Después de cincuenta años de matrimonio, aprendimos la lección:
No casarse pensando “hasta que la muerte nos separe” porque durará mucho menos de cincuenta o
se volverá una muerte en vida… Mejor,
de tres en tres años, y, en este
caso, con el mismo cónyuge.
No vivir la vida del cónyuge sino la propia, con intensidad afectiva, ética e intelectual.

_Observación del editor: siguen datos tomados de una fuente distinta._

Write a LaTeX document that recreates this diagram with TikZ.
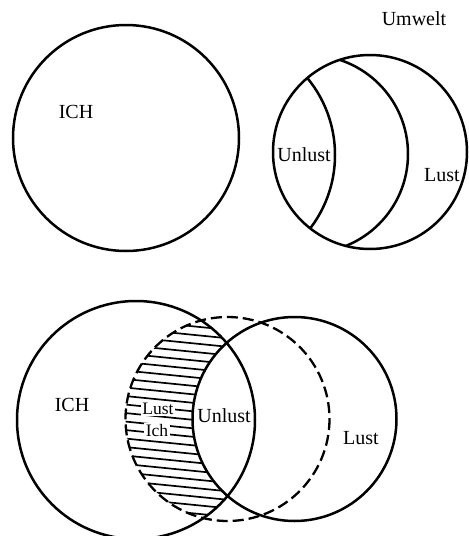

Saber que uno no debe ser fiel copia del cónyuge, sino todo lo contrario o, al menos, tener su propia identidad.
No creer que las
respuestas están los padres, en los hijos, en las
religiones, en los códigos y ni siquiera en el propio cónyuge.
No olvidar que el o
la cónyuge pueden ser el o la mejor amigo o amiga y caer en
cuenta de ello lo más pronto posible.
Recordar que todo
tiene momentos tan, pero tan efímeros que uno no se
da cuenta de que son el mejor momento.
Apreciar la
tranquilidad que proviene de lo que se ha vivido, pero
también de lo que queda por vivir.
Llegar siempre a la deliciosa placidez, que se logra cuando la
paciencia domestica iras y defectos del otro.
No desgastar al presente con nostalgias sino nutrirlo de asombrosas expectativas.